Fig. C1 shows the F1 scores of the classification under different sets of augmentations. Accuracy is not used due to the class imbalance. It can be observed that the F1 score decreases from the baseline score, 81.7, to 50.7 when random resized crop and colour jitter are omitted. Thus, this combination of augmentations is vital for classification performance. Since the F1 score is the least among all F1 scores in the plot, we conclude that random resized crop and colour jitter is the most important set of augmentations. This also confirms the observation in Chen et al. (2020a). Even though our colour jitter implementation differs from theirs, it is noteworthy that the result still holds. The figure also shows that random resized crop is the most important augmentation in our case, followed by colour jitter, following a similar logic. All other augmentations are also important for the classification task, except when horizontal flip, vertical flip, and random rotation augmentations are removed (Approach 10 in the figure), since the performance improves when these three augmentations are removed from the augmentation pipeline. A possible reason for this is that, since flips are a special case of rotation augmentation, incorporating both kinds of augmentations leads to redundancy, which could reduce the quality of the learnt representations. For approaches 1 and 2 in Fig. C1, we used a smaller batch size of 16 instead of 128 for self-supervised training due to memory constraints when not using cropping.

APPENDIX D: IMPORTANCE OF ACCOUNTING FOR BACKGROUND/NEARBY SOURCES FOR EFFECTIVE SIMILARITY SEARCH

We use the Grad-CAM pixel attribution method on the self-supervised representations extracted by the trained model to visualize how background or nearby astronomical sources can affect the similarity search. Implementation is taken from the GRAD-CAM Python library (Gildenblat & contributors 2021; version 1.4.8).⁹

To demonstrate the effects due to background sources, we select a few cases in which galmask could not effectively remove sources near the galaxy of interest. We seek to find whether the similarity search can inadvertently find similar images based on nearby sources instead of the central galaxy. A query-by-example is run as described in Section 4.1. The embedding of the query image is the concept embedding. Grad-CAM is then used to highlight regions in the images closest to the query image. This test is valid since our self-supervised approach does not account for background sources during training, such as using data augmentations. Thus, if background sources are indeed dominating similarity decisions, it can be attributed to the model’s incapability to be robust to background sources rather than inappropriate training.

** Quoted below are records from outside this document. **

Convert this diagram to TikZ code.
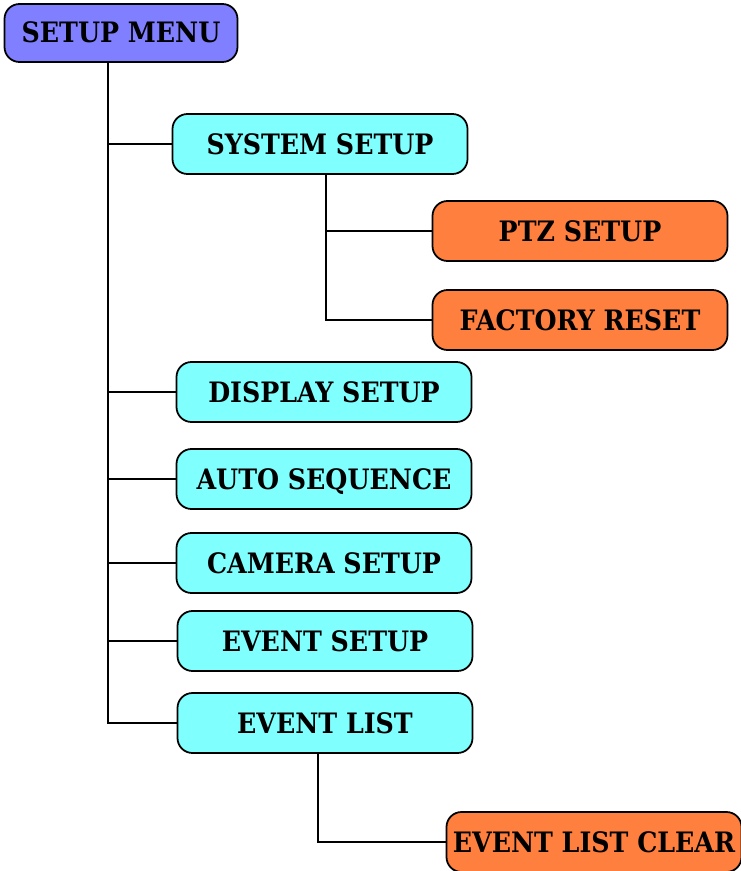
\documentclass[tikz,border=0pt]{standalone}
\usepackage{fontspec}
\setmainfont{DejaVu Serif Condensed}
\usetikzlibrary{positioning}

\definecolor{menublue}{RGB}{127,127,255}
\definecolor{itemcyan}{RGB}{128,255,255}
\definecolor{suborange}{RGB}{255,127,63}

\begin{document}
\begin{tikzpicture}[x=0.03cm,y=-0.03cm]
\useasboundingbox (0,0) rectangle (741,871);
\begin{scope}[every node/.style={draw,line width=1.5pt,rounded corners=0.45cm,inner sep=0pt,
              font=\fontsize{24}{28}\selectfont\bfseries,text height=0.6cm,text depth=0pt}]
    \node[fill = menublue, minimum width=6.99cm, minimum height=1.74cm] (menu) at (121,33) {SETUP MENU};
    \node[fill = itemcyan, minimum width=8.85cm, minimum height=1.8cm] (system) at (320,144) {SYSTEM SETUP};
    \node[fill = suborange, minimum width=8.85cm, minimum height=1.8cm] (ptz) at (580,231) {PTZ SETUP};
    \node[fill = suborange, minimum width=8.85cm, minimum height=1.8cm] (reset) at (580,320) {FACTORY RESET};
    \node[fill = itemcyan, minimum width=8.85cm, minimum height=1.8cm] (display) at (324,392) {DISPLAY SETUP};
    \node[fill = itemcyan, minimum width=8.85cm, minimum height=1.8cm] (auto) at (324,479) {AUTO SEQUENCE};
    \node[fill = itemcyan, minimum width=8.85cm, minimum height=1.8cm] (camera) at (324,563) {CAMERA SETUP};
    \node[fill = itemcyan, minimum width=8.85cm, minimum height=1.8cm] (event) at (325,641) {EVENT SETUP};
    \node[fill = itemcyan, minimum width=8.85cm, minimum height=1.8cm] (list) at (325,723) {EVENT LIST};
    \node[fill = suborange, minimum width=8.85cm, minimum height=1.8cm] (clear) at (594,842) {EVENT LIST CLEAR};
\end{scope}
\coordinate (trunk) at (108,62);
\coordinate (sysdrop) at (326,174);
\coordinate (listdrop) at (318,754);
\begin{scope}[every path/.style={draw,line width=1.3pt}]
    \path (trunk) |- (list.west);
    \path (trunk |- system.west) -- (system.west);
    \path (trunk |- display.west) -- (display.west);
    \path (trunk |- auto.west) -- (auto.west);
    \path (trunk |- camera.west) -- (camera.west);
    \path (trunk |- event.west) -- (event.west);
    \path (sysdrop) |- (reset.west);
    \path (sysdrop |- ptz.west) -- (ptz.west);
    \path (listdrop) |- (clear.west);
\end{scope}
\end{tikzpicture}
\end{document}
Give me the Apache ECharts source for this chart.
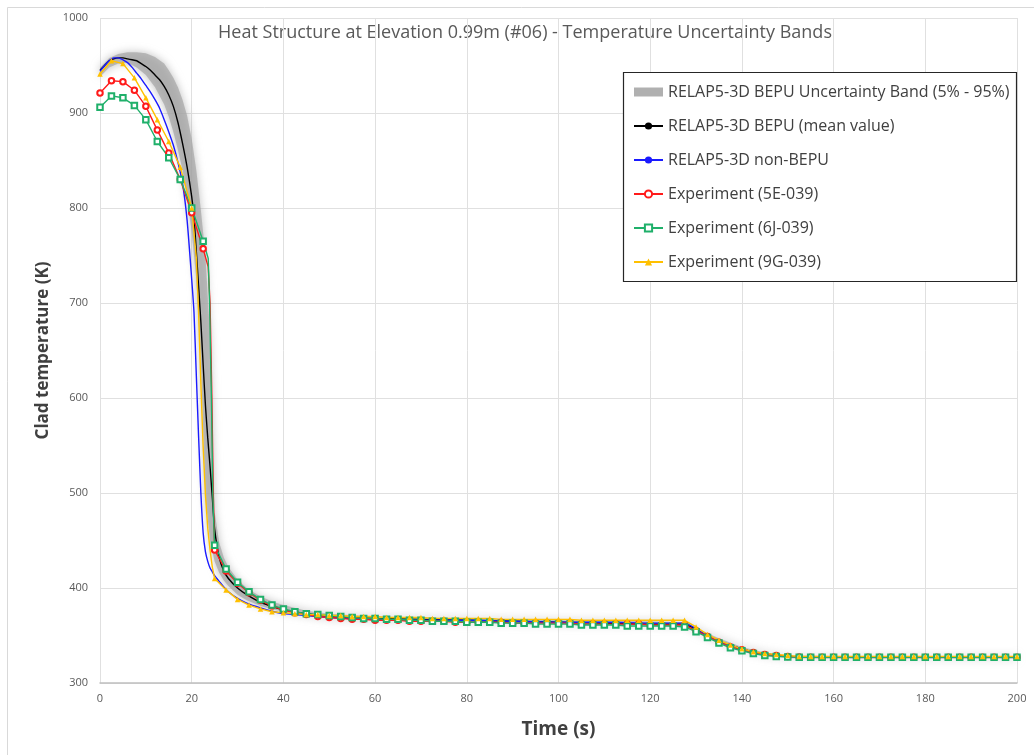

We now discuss Fig. D1. The LEDA662179 query image in the first example shows bright green-coloured sources surrounding the central galaxy. The closest image (LEDA83102), using the similarity search, also contains similar background sources. The Grad-CAM heatmap for LEDA83102 highlights the bright green-coloured source instead of the central galaxy, which suggests that the similarity search was affected by the neighbouring sources.

A similar phenomenon is observed in the second example (ESO358-49 query image). For example, the heatmap for the second-closest image (ESO357-29) highlights the two closely spaced sources in its bottom right more prominently than the central galaxy. This can be attributed to the fact that the query image (ESO358-49) also contained two similar sources, so the similarity search focused on the surrounding sources instead of the central galaxy. However, the subsequent similar images were not severely affected by surrounding sources. This could be because the surrounding sources in these similar images did not dominate the image in spatial size or brightness. The third example also shows that the nearby sources in the top two similar images to ESO35867 (ESO359-16 and ESO418-13) significantly contributed to the high similarity to ESO35867. However, ESO359-16 and ESO418-13 were considered visual mergers (not labelled in the figure). Thus, interacting galaxies could pose difficulties in similarity search, especially if there is a considerable difference in the spatial size or brightness of the interacting galaxies.

These examples suggest the importance of removing background sources, as deep learning models are not inherently robust to background sources. Thus, we have used the galmask package to explicitly remove background sources for the machine learning application in the main text. Cases where galmask could not effectively remove background sources were not considered part of our machine learning data set. An alternative possibility to solve this issue is to account for background sources in the data augmentation pipeline, but this was not experimented in our study.

APPENDIX E: CLASSIFICATION PERFORMANCE ON TRAINING AND TESTING ON DIFFERENT GALAXY CLUSTERS

Appendix  B discussed the case where testing was performed on galaxies from the Fornax galaxy cluster. For completeness, we extend the comparison of supervised and self-supervised classification results, where testing is performed on the Antlia and Hydra galaxy clusters.

Fig. E1 shows the macro-averaged precision and recall of the supervised and self-supervised classifications. In the case of the Antlia galaxy cluster, self-supervised classification outperforms the supervised case due to higher precision and recall scores. However, in the Hydra cluster case, the supervised approach has a higher precision (91 per cent) than the self-supervised approach (82 per cent). On the other hand, the recall scores are similar for the self-supervised approach (86 per cent) and the supervised approach (85 per cent). These two experiments reinforce the fact that SSL provides results competitive to supervised learning and can even improve classification results compared to supervised classification.